> _Recorded information_
>>>
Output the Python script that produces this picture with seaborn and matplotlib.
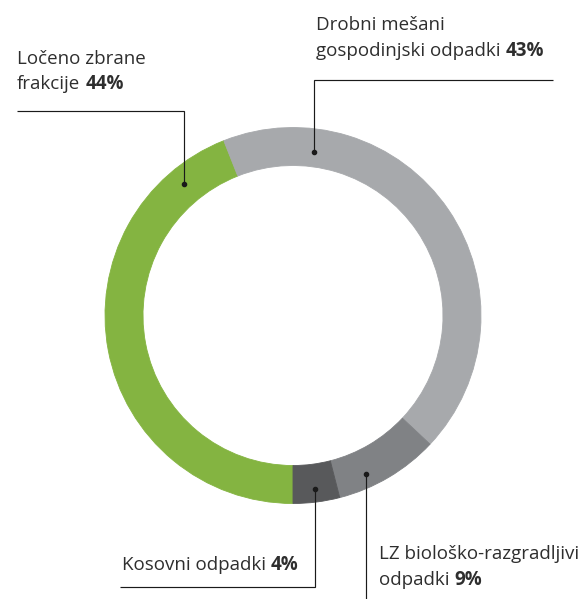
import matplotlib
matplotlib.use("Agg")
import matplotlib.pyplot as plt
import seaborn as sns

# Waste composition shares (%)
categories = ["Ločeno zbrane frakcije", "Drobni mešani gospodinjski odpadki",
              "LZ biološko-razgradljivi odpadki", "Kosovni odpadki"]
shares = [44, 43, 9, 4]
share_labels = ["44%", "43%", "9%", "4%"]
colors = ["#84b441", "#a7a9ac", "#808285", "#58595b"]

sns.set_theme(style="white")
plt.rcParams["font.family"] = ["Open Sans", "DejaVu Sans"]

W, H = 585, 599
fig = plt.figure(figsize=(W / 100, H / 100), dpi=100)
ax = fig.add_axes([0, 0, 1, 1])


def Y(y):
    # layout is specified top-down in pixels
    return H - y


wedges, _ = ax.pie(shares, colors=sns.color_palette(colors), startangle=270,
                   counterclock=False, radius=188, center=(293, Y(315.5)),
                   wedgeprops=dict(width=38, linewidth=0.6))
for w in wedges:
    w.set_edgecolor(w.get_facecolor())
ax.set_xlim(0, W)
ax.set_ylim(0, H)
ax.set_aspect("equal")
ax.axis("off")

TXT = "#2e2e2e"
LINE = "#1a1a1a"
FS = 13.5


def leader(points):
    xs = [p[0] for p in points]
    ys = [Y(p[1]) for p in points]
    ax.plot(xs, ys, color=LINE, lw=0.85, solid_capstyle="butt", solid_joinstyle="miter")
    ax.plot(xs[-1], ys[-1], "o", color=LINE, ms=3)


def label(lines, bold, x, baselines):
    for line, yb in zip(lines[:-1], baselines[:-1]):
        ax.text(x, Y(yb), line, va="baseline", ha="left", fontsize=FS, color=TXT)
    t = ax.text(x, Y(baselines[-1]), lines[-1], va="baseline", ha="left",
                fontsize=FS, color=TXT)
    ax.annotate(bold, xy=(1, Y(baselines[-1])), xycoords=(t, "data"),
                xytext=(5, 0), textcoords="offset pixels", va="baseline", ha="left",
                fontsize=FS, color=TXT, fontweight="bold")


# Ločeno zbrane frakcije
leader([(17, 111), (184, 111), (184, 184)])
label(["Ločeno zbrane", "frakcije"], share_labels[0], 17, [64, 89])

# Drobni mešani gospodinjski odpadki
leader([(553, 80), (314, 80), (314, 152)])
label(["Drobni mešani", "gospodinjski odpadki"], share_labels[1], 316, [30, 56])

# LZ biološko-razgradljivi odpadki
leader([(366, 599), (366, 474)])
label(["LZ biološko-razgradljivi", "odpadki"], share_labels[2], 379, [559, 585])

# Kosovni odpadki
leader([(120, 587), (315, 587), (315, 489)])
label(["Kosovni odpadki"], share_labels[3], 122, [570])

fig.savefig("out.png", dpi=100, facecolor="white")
<<<
> _Aim_
Going through the data above, count the lines where the string "matplotlib" appears, and answer with only that number.

> _Finished task_
4